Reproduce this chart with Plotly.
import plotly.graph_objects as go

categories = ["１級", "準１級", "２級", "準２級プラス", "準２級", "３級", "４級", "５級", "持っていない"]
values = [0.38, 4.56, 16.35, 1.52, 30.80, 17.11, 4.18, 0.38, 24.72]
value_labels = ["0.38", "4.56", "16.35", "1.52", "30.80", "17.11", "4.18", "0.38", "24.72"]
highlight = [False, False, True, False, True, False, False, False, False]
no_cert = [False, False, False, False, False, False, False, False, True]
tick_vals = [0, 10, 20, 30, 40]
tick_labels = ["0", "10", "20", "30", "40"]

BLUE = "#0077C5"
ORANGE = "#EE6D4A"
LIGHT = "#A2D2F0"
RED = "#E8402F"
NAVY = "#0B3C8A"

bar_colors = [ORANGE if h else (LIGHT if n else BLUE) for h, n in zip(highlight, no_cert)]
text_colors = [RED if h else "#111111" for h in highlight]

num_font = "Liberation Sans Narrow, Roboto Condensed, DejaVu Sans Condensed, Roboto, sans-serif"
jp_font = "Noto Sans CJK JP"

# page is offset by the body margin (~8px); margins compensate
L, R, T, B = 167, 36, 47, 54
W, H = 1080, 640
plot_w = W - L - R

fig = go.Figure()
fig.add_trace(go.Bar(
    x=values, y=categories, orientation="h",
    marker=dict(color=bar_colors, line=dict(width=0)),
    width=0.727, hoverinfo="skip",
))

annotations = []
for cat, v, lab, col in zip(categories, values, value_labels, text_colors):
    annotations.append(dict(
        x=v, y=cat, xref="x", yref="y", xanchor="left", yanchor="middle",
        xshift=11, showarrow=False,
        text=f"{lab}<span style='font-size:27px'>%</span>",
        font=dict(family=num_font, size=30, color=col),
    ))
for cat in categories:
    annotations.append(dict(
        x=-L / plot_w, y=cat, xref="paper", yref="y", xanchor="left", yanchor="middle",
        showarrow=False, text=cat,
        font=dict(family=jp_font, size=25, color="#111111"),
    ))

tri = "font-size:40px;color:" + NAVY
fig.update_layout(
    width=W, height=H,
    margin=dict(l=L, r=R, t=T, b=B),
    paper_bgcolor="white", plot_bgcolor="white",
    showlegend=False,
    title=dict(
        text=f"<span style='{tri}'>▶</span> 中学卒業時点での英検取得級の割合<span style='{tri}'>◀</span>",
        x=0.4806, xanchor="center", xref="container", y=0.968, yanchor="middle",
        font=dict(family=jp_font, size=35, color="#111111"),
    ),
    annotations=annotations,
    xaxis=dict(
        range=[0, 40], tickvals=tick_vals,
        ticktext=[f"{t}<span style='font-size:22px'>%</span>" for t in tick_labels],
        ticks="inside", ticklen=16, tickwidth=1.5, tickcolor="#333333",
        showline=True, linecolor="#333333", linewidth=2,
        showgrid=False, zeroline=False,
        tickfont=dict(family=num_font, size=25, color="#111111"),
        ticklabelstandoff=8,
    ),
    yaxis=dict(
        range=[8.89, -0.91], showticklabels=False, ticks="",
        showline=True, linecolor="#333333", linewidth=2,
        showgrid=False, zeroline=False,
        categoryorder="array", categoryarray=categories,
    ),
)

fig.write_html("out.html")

+ + + +

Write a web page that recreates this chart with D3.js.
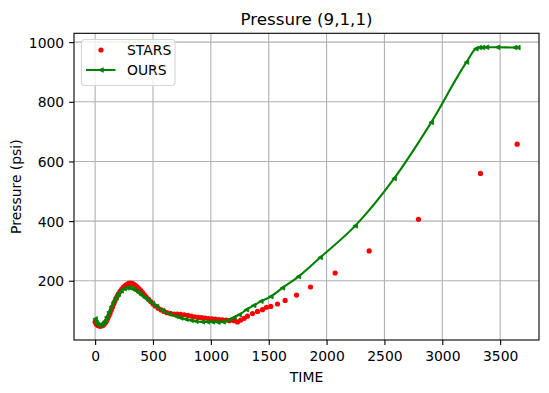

+ + + +

- _Given request_
Extract exactly and only the span of lines that begins at the line containing "Reproduce this chart with Plotly." and ends at the line containing "import plotly.graph_objects as go".

- _The reply_
Reproduce this chart with Plotly.
import plotly.graph_objects as go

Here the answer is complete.